W tym roku rekolekcje organizowane przez diakonie muzyczną Ruchu Światło-Życie odbyły się od 22 do 31 stycznia. Wzięło w nich udział 43 uczestników.
Diakonia muzyczna kolejny rok z rzędu nie zapomniała o dorosłych i zorganizowała Oazę Rekolekcyjną Animatorów Muzycznych, która odbyła się od 29 do 31 stycznia. Tu zapisały się 34 osoby dorosłe i 7 dzieci.
Zimowe oazy to czas przeróżnych zajęć muzycznych, ale to przede wszystkim rekolekcje. – W tym roku poznajemy postać św. Jana Apostoła, który pokazuje jak z miłością podejmować posługę. Jeśli nie będzie w niej miłości i wiary to będzie to tylko zwykły występ, a chodzi o to, aby uczestnikom liturgii pomóc w modlitwie – zauważa ks. Łukasz Parniewski, który poprowadził rekolekcje.
Zauważają to uczestnicy rekolekcji. – Modlitwa śpiewem jest piękna. Możemy modlić się śpiewem, ale tez melodia, która płynie z naszych ust – zauważa Dominika Majka. – Na co dzień śpiewam w scholi na parafii w niedzielę – dodaje.

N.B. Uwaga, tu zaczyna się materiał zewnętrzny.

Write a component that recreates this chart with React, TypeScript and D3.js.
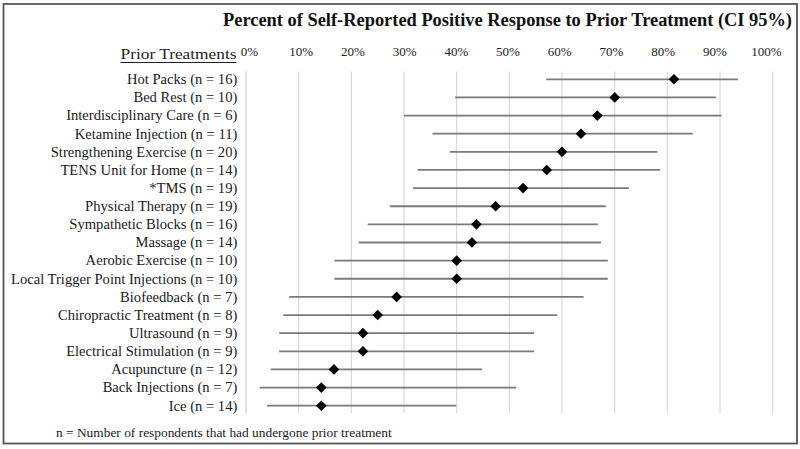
import React from "react";
import * as d3 from "d3";

const categories = [
  "Hot Packs (n = 16)",
  "Bed Rest (n = 10)",
  "Interdisciplinary Care (n = 6)",
  "Ketamine Injection (n = 11)",
  "Strengthening Exercise (n = 20)",
  "TENS Unit for Home (n = 14)",
  "*TMS (n = 19)",
  "Physical Therapy (n = 19)",
  "Sympathetic Blocks (n = 16)",
  "Massage (n = 14)",
  "Aerobic Exercise (n = 10)",
  "Local Trigger Point Injections (n = 10)",
  "Biofeedback (n = 7)",
  "Chiropractic Treatment (n = 8)",
  "Ultrasound (n = 9)",
  "Electrical Stimulation (n = 9)",
  "Acupuncture (n = 12)",
  "Back Injections (n = 7)",
  "Ice (n = 14)",
];

const pointValues = [81.25, 70, 66.7, 63.6, 60, 57.1, 52.6, 47.4, 43.75, 42.9, 40, 40, 28.6, 25, 22.2, 22.2, 16.7, 14.3, 14.3];
const lowerValues = [57.0, 39.7, 30.0, 35.4, 38.7, 32.6, 31.7, 27.3, 23.1, 21.4, 16.8, 16.8, 8.2, 7.1, 6.3, 6.3, 4.7, 2.6, 4.0];
const upperValues = [93.4, 89.2, 90.3, 84.8, 78.1, 78.6, 72.7, 68.3, 66.8, 67.4, 68.7, 68.7, 64.1, 59.1, 54.7, 54.7, 44.8, 51.3, 39.9];
const tickValues = [0, 10, 20, 30, 40, 50, 60, 70, 80, 90, 100];

const titleText = "Percent of Self-Reported Positive Response to Prior Treatment (CI 95%)";
const axisTitle = "Prior Treatments";
const footnote = "n = Number of respondents that had undergone prior treatment";

export default function App() {
  const x = d3.scaleLinear().domain([0, 100]).range([246, 772.7]);
  const xLabel = d3.scaleLinear().domain([0, 100]).range([249.5, 766.5]);
  const y = d3.scalePoint<string>().domain(categories).range([79.3, 405.7]);
  const font = "'Liberation Serif', 'Times New Roman', serif";
  const diamond = d3.symbol().type(d3.symbolDiamond2).size(72)();

  return (
    <svg width={800} height={449} style={{ position: "absolute", left: 0, top: 0, background: "#fff" }} fontFamily={font}>
      <rect x={0} y={0} width={800} height={449} fill="#fff" />
      <rect x={3.5} y={4} width={793.5} height={439.5} fill="none" stroke="#555" strokeWidth={1.8} />
      <text x={792} y={26} textAnchor="end" fontSize={18} fontWeight="bold" fill="#111" textLength={569} lengthAdjust="spacingAndGlyphs">
        {titleText}
      </text>
      {tickValues.map((t) => (
        <line key={"g" + t} x1={x(t)} x2={x(t)} y1={71.5} y2={413} stroke={t === 0 ? "#cfcfcf" : "#dcdcdc"} strokeWidth={1.3} />
      ))}
      {tickValues.map((t) => (
        <text key={"t" + t} x={xLabel(t)} y={56} textAnchor="middle" fontSize={13} fill="#222">
          {t + "%"}
        </text>
      ))}
      <text x={236.5} y={59} textAnchor="end" fontSize={15.5} fill="#222" textLength={116} lengthAdjust="spacingAndGlyphs">
        {axisTitle}
      </text>
      <line x1={120.5} x2={236.5} y1={62.5} y2={62.5} stroke="#222" strokeWidth={1} />
      {categories.map((c, i) => (
        <g key={c}>
          <text x={237.3} y={(y(c) as number) + 4.8} textAnchor="end" fontSize={14.6} fill="#1a1a1a">
            {c}
          </text>
          <line x1={x(lowerValues[i])} x2={x(upperValues[i])} y1={y(c)} y2={y(c)} stroke="#7a7a7a" strokeWidth={1.8} />
          <path d={diamond as string} transform={`translate(${x(pointValues[i])},${y(c)})`} fill="#000" />
        </g>
      ))}
      <text x={56} y={437} fontSize={13.4} fill="#1a1a1a">
        {footnote}
      </text>
    </svg>
  );
}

– Chcemy śpiewać na chwałę Boga. Uczymy się nowych pieśni nie po to, aby nagrywać płyty, ale, aby iść ewangelizować ludzi naszym śpiewem – podkreśla Kacper Plas.
Na co dzień animatorzy muzyczni posługują w swoich rodzinnych parafiach, na oazach wakacyjnych i na diecezjalnych uroczystościach.